You built something real. A business with a name, a reputation, customers who come back. And somewhere along the way, someone told you that a Facebook page was all you needed to get found online. Maybe it felt true for a while. Maybe you even got some good leads from it.

But here is the thing: Facebook is not your business's home. It is a rented room in someone else's house, and the landlord does not care about you.

You Do Not Own Any of It

When you post on Facebook, you are building on land you do not own. Your page, your followers, your posts: all of it lives on Meta's servers under Meta's rules. You have no contract. You have no rights. You are a tenant with no lease.

This is not hypothetical. Ask any small business owner who woke up one morning to find their page restricted, unpublished, or gone entirely. No warning. No explanation. No customer service number to call. Just gone. And with it: years of reviews, photos, post history, customer contact.

If your Facebook page disappeared tomorrow, what would you actually have left?

You are a tenant with no lease, no contract, and no rights. That is the business you built on Facebook.

The Algorithm Does Not Owe You Anything

Remember when Facebook pages got decent organic reach? That era is over. Organic reach for Facebook business pages has been declining for years and now sits well below 5% for most pages. If you have 500 followers, fewer than 25 people might see your post on a good day.

And when Meta decides to tweak the algorithm, which they do constantly, your reach can drop overnight. No heads up. No transition period. Just suddenly, nobody is seeing your stuff.

You can pay to boost posts. But now you are paying rent on top of rent.

Google Cannot See Your Facebook Page

When someone in Concord, NH searches "best [your service] near me," your Facebook page is not what shows up. Google can see some Facebook content, but it cannot index most of it the way it indexes a real website. You get no SEO value from years of posting.

A website with the right content, structure, and local signals can rank. A Facebook page mostly cannot. So while you have been spending time posting updates, your competitor with a basic but well-built website has been quietly collecting every Google search that could have come to you.

Customers Who Search for You Do Not Find What They Want

Think about how you research a business before spending money with them. You probably Google them. You look for a website.
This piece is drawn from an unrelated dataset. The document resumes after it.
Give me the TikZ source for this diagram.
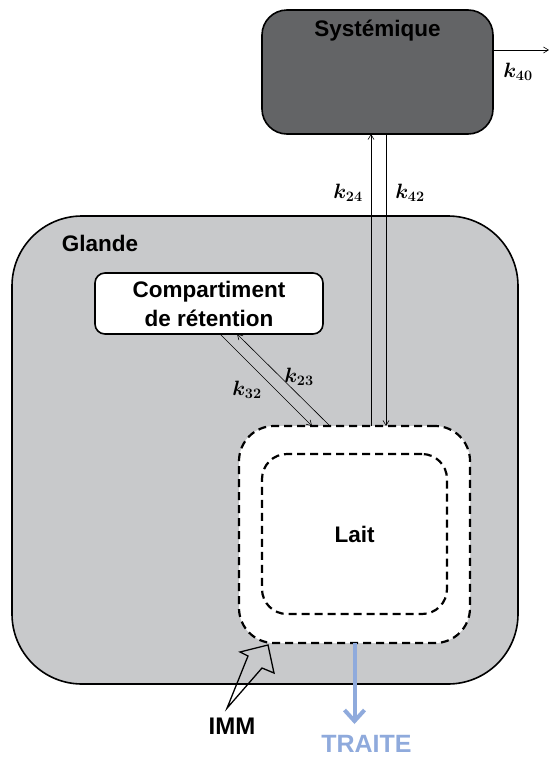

You want to see what they do, where they are, what they charge, what other people say about them.

Now think about what happens when someone Googles your business name and finds a Facebook page. Or nothing at all.

A lot of customers, especially ones with money to spend, will keep scrolling. A missing or Facebook-only presence reads as a signal: this business might not be serious, might not be established, might not be around next year. It is not fair, but it is how people think.

A real website says: I am here. I am legit. I have invested in this.

A Ban Can Happen With Zero Appeal

Meta bans accounts. They do it a lot. Sometimes for policy violations. Sometimes for reasons that are never explained. And when it happens to a business page, the appeal process is not designed for you to win.

There are no phone numbers. Support tickets disappear. The "request review" button sometimes leads nowhere. Businesses have lost pages with thousands of followers and years of reviews and gotten nothing back.

If that is where your business lives, that is the risk you are carrying right now, every single day.

What You Actually Need

None of this means delete your Facebook page. Keep it. Use it. It can be a good place to stay in front of people who already know you.

But it should never be your only presence. You need a home base: a website you own, that Google can find, that works for you whether or not Meta decides to change the rules tomorrow.

It does not have to be expensive or complicated. It has to exist, and it has to be yours.